Driving the SXRD chipset is a rather unusual 400W Xenon lamp, chosen by Sony for two reasons. First, Xenon lamps are scientifically proven to deliver a wider colour range than ordinary lamps, and second, its huge power handling should prove helpful in enabling the VW200 to drive really large screens.
There is one rather hefty downside to the Xenon lamp, though: its cost. A recent check for this review found replacement lamps costing you a minimum of £600 – way more than replacement standard lamps. And with a new lamp being required every 2,500-3,500 hours on average, heavy-duty users really could be looking at some pretty high running costs even after they’ve found the £8,500 necessary to buy the projector in the first place.
Heading into the VW200’s onscreen menus, the potential reasons for its price hike over its predecessor start to become easier to comprehend. For if there’s a projector out there with more features and user-adjustments, we ain’t seen it.

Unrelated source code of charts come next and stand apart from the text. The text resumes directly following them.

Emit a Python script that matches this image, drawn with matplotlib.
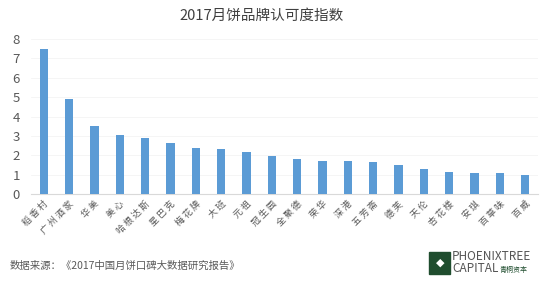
import matplotlib.pyplot as plt
from matplotlib.patches import Rectangle

plt.rcParams['font.family'] = ['Noto Sans CJK SC', 'DejaVu Sans']

brands = ['稻香村', '广州酒家', '华美', '美心', '哈根达斯', '星巴克', '梅花牌', '大班',
          '元祖', '冠生园', '全聚德', '荣华', '深港', '五芳斋', '德芙', '天伦',
          '杏花楼', '安琪', '百草味', '百威']
values = [7.46, 4.93, 3.49, 3.04, 2.89, 2.63, 2.36, 2.34, 2.15, 1.96, 1.79, 1.72,
          1.68, 1.63, 1.48, 1.27, 1.12, 1.07, 1.07, 0.96]

fig = plt.figure(figsize=(5.48, 2.87), dpi=100)
ax = fig.add_axes([0.0566, 0.324, 0.925, 0.54])

x = range(len(brands))
ax.bar(x, values, width=0.33, color='#5B9BD5', zorder=3)
ax.set_xlim(-0.5, len(brands) - 0.5)
ax.set_ylim(0, 8)
ax.set_yticks(range(9))
ax.tick_params(axis='y', length=0, labelsize=9.5, labelcolor='#595959', pad=8)
ax.set_xticks(list(x))
# spaced characters like the original rendering
ax.set_xticklabels([' '.join(b) for b in brands], rotation=45, ha='right',
                   rotation_mode='anchor', fontsize=6.5, color='#595959')
ax.tick_params(axis='x', length=0, pad=4)
ax.grid(axis='y', color='#f4f4f4', linewidth=0.6, zorder=0)
for s in ['top', 'right', 'left']:
    ax.spines[s].set_visible(False)
ax.spines['bottom'].set_color('#d9d9d9')

fig.text(0.477, 0.945, '2017月饼品牌认可度指数', ha='center', va='center',
         fontsize=10.5, color='#404040')
fig.text(0.018, 0.073, '数据来源：《2017中国月饼口碑大数据研究报告》', ha='left',
         va='center', fontsize=7.5, color='#595959')

# logo
fig.patches.append(Rectangle((429 / 548, 13 / 287), 21 / 548, 22 / 287,
                             transform=fig.transFigure, color='#1f4d2e'))
fig.text(440 / 548, 24 / 287, '◆', ha='center', va='center', fontsize=8,
         color='white', family='DejaVu Sans')
fig.text(452 / 548, 30 / 287, 'PHOENIXTREE', ha='left', va='center',
         fontsize=8.5, color='#555555')
fig.text(452 / 548, 18 / 287, 'CAPITAL', ha='left', va='center',
         fontsize=8.5, color='#555555')
fig.text(500 / 548, 17 / 287, '青桐资本', ha='left', va='center',
         fontsize=5, color='#1f4d2e')

fig.savefig('out.png', dpi=100)
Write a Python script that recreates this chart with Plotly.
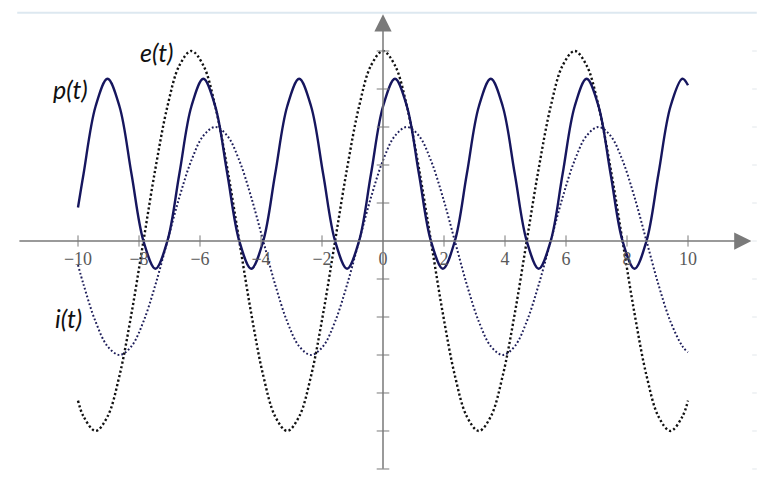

Frankly we don’t have the time or the sheer will to cover absolutely everything on offer, but we’ll try and give you a sense of the most intriguing stuff, starting with a new, improved dynamic iris system that claims to deliver a huge contrast ratio of 35,000:1.
Obviously getting the deepest black levels from this dynamic iris system means the projector has to ‘iris out’ considerable amounts of the image’s brightness during dark scenes. But this shouldn’t in principle damage picture quality too badly provided that the iris’s machinations aren’t too visible in the picture in the form of distracting ‘jumps’ in brightness.
Another notable inclusion is Sony’s ‘24p True Cinema’ feature for advanced handling of 24p sources, supported on the image processing front by the latest version of Sony’s Bravia Engine Pro. The Pro bit designates this to be the top level member of the Bravia Engine family, and as such it should have the processing tools to improve such picture areas as colour, fine detailing, clarity, noise reduction and scaling more substantially than any other Sony video device.
Probably the single most intriguing element of the VW200’s features, though, is its new MotionFlow system, comprising two elements: Motion Enhancement and the terrifyingly sinister-sounding Dark Insertion.
The Motion Enhancement element calculates and inserts extra frames of image data between the ‘real’ ones from a source in a bid to make motion look smoother and clearer. The Dark Insertion bit effectively adds additional dark frames between the brighter ‘real’ ones coming in from your source. Why? Because doing so supposedly recreates the sensation of watching a 24fps film presentation at your local cinema, and helps your eyes and brain process motion in the picture more naturally.